と き:2017年4月27日(木)19:00~20:30

ところ:名古屋市教育館 講堂2F

講 師:元北飛山岳救助隊隊長 内野政光 氏

演 題:「北アルプス山岳救助50年の思い」

本日こんなに大勢の方の前でお話しするのは初めてです。かなり緊張しております。

私は北飛山岳救助隊に延べ34年間携わってきました。完全な民間ボランテア組織です。初期は30名ほど。岐阜県遭難対策協議会に所属しています。その後に岐阜県警の山岳警備隊が発足し、いまは事故のとき県警隊の要請で年間200回ほど救助や捜索に出動します。

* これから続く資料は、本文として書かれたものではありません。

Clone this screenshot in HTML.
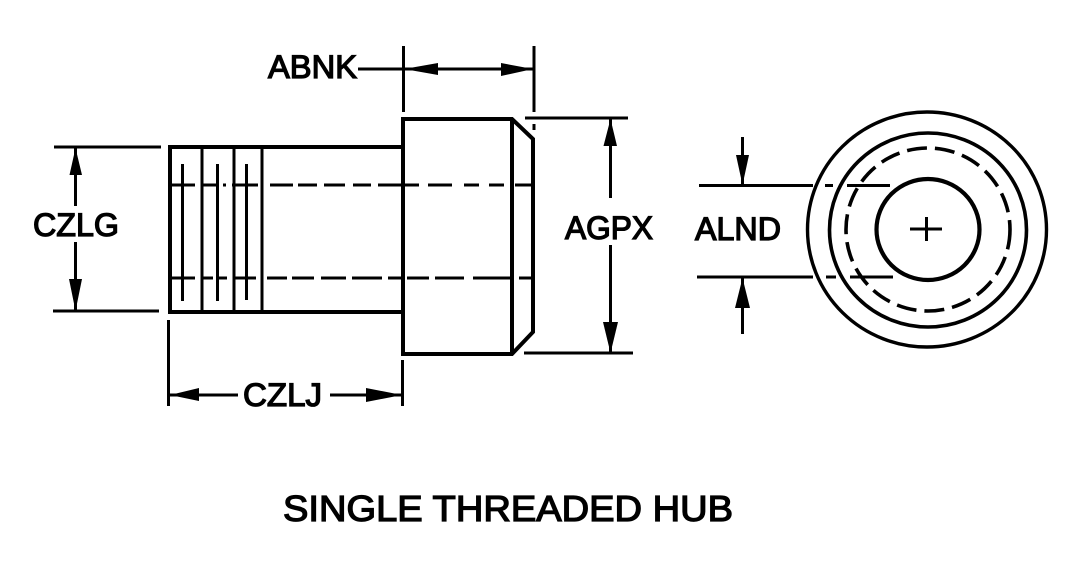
<!DOCTYPE html>
<html>
<head>
<meta charset="utf-8">
<style>
html,body{margin:0;padding:0;background:#fff;width:1080px;height:570px;overflow:hidden}
svg{display:block}
text{font-family:"Liberation Sans",sans-serif;font-weight:400;fill:#000;stroke:#000;stroke-width:1.3px}
</style>
</head>
<body>
<svg width="1080" height="570" viewBox="0 0 1080 570" xmlns="http://www.w3.org/2000/svg">
<rect width="1080" height="570" fill="#fff"/>
<g fill="none" stroke="#000" stroke-width="4">
  <!-- shaft -->
  <path d="M403 147H170V312H403"/>
  <path d="M202 147V312M234 147V312M262 147V312" stroke-width="3"/>
  <path d="M182.500 164V301M217.500 164V301M246.500 164V300" stroke-width="3"/>
  <!-- head -->
  <path d="M403 119H512L533 139V332L512 354H403Z"/>
  <path d="M512 119V354"/>
</g>
<g fill="none" stroke="#000" stroke-width="3">
  <!-- hidden lines -->
  <path d="M171 185H195M203 185H216M223 185H226M232 185H258M270 185H293M298 185H317M324 185H345M353 185H371M378 185H419M428 185H452M464 185H479M489 185H504M515 185H533"/>
  <path d="M172 278H195M202 278H213M217 278H227M235 278H256M267 278H287M292 278H314M321 278H346M352 278H382M388 278H403M407 278H429M435 278H464M473 278H511M519 278H531"/>
  <!-- extension lines -->
  <path d="M403.500 46V112M534 46V112M534 124V130"/>
  <path d="M525 118H628M524 353H633"/>
  <path d="M54 147H161M53 311H159"/>
  <path d="M168.500 320V406M402.500 360V406"/>
  <path d="M699 185.500H813M825 185.500H833M847 185.500H890"/>
  <path d="M697 277H813M826 277H836M850 277H893"/>
  <!-- dimension lines -->
  <path d="M358 69H533"/>
  <path d="M610.500 119V198M610.500 245V353"/>
  <path d="M75.500 148V206M75.500 242V311"/>
  <path d="M169 395H238M330 395H403"/>
  <path d="M742.500 137V185M742.500 278V334"/>
  <!-- end view -->
  <ellipse cx="927" cy="229.500" rx="119.500" ry="117.500" stroke-width="3.400"/>
  <ellipse cx="928" cy="230" rx="98.500" ry="97" stroke-width="3.600"/>
  <ellipse cx="928" cy="229.500" rx="82" ry="81.500" stroke-width="3.600" stroke-dasharray="20 8"/>
  <ellipse cx="928" cy="229.500" rx="51.500" ry="50.500" stroke-width="4.200"/>
  <path d="M910 229H942M926.500 217V241"/>
</g>
<g fill="#000" stroke="none">
  <path d="M404 69L438 63V75Z"/>
  <path d="M533 69L501 63V76Z"/>
  <path d="M610.500 119L617 146H603.500Z"/>
  <path d="M610.500 353L603 322H618Z"/>
  <path d="M75.500 148L82 175H69.500Z"/>
  <path d="M75.500 311L69 279H82Z"/>
  <path d="M170 395L199 388V401Z"/>
  <path d="M402 395L366 388V402Z"/>
  <path d="M742.500 185L736 155H749Z"/>
  <path d="M742.500 278L735 308H750Z"/>
</g>
<text x="268" y="78" font-size="32" textLength="89" lengthAdjust="spacingAndGlyphs">ABNK</text>
<text x="33" y="236" font-size="32" textLength="86" lengthAdjust="spacingAndGlyphs">CZLG</text>
<text x="243" y="406" font-size="32" textLength="79" lengthAdjust="spacingAndGlyphs">CZLJ</text>
<text x="565" y="239" font-size="32" textLength="88" lengthAdjust="spacingAndGlyphs">AGPX</text>
<text x="695" y="240" font-size="32" textLength="86" lengthAdjust="spacingAndGlyphs">ALND</text>
<text x="283" y="521" font-size="36" textLength="450" lengthAdjust="spacingAndGlyphs">SINGLE THREADED HUB</text>
</svg>
</body>
</html>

 平成7年6月18日ひとりの女性から電話があり、「息子(32才独身)が山から1週間経ったが戻ってこない。捜してください」と依頼がありました。調べてみると登山届は出ていないが、西穂山荘に泊まったことが判明、天気は翌日から前線が活発で長雨とのことで他の登山者に混じりその男性も独標を往復し、山小屋に荷物を取りにより、麓の新穂高温泉に電話を入れて下山した。(後から電話先が分かった)

 外(そで)ヶ谷では過去に女性2人のパーテイを救助したことがある。どうしても見つからず、1週間後に救助打ち切りとなった。ところが1週間以上経って、下流で砂防工事の作業員が一人を発見、その後北飛隊と警察隊の合同捜索救助でもう1名も救助することができた。遭難から12日目でした。女性は場所を動かずチョコレートだけを少しずつ食べ、救助を待ったのが幸いした。 <チョコレート事件と言われた>

 この前例から男性も生きている可能性があると必死に捜索したが見つからない。母親からも「何とか捜してください」と強い要望があり午後4時半ごろ三つ目の滝を見下ろすと白い物が見える。それはコッヘル、ラーメンの残り、ザック、シュラフなどが散らばったものでした。だんだん暗くなる頃に別の滝壺見ると男性の遺体が浮いているのが見えました。すぐ県警へ無線を入れ、男性の服装、髪、身体の特徴などから本人と確信。

 陽が落ち暗くなりましたが、遺族の強い期待に応えるため危険を厭わず遺体の搬出収容にかかります。急斜面真っ暗の岩壁を4段階で釣り上げ、車のある場所に収容したのが午後10時頃でした。

 遺留品から判明したのは、6月12日~14日の3日間、雨と濃霧の中で生きていたことが分かった。 “お母さん、ごめんなさい” 残されたメモで先立つ不幸を詫びる文面は人々の涙を誘いました。遭難の原因は、救助が来るのを待てず、動いたことで滝壺に落下したと推定されます。悔やまれるのは本人が自宅に“1晩泊まってから帰る”と連絡さえしておれば、13日にも救助隊が結成され、間に合った可能性があることです。捜索依頼があったのは遭難してから5日目だった。時間の浪費が惜しまれます。

 事故があったら、どんな場合もすぐ警察に連絡することが大事です。山行中に事故に遭遇したときも同様、携帯電話やアマ無線で長野県側や岐阜県側でもよい、通話可能な相手に捜索救助の依頼をすることです。

なお秩父宮妃殿下をオカミサンと呼んだ“上高地の常さん”の内野常次郎は祖父の弟です。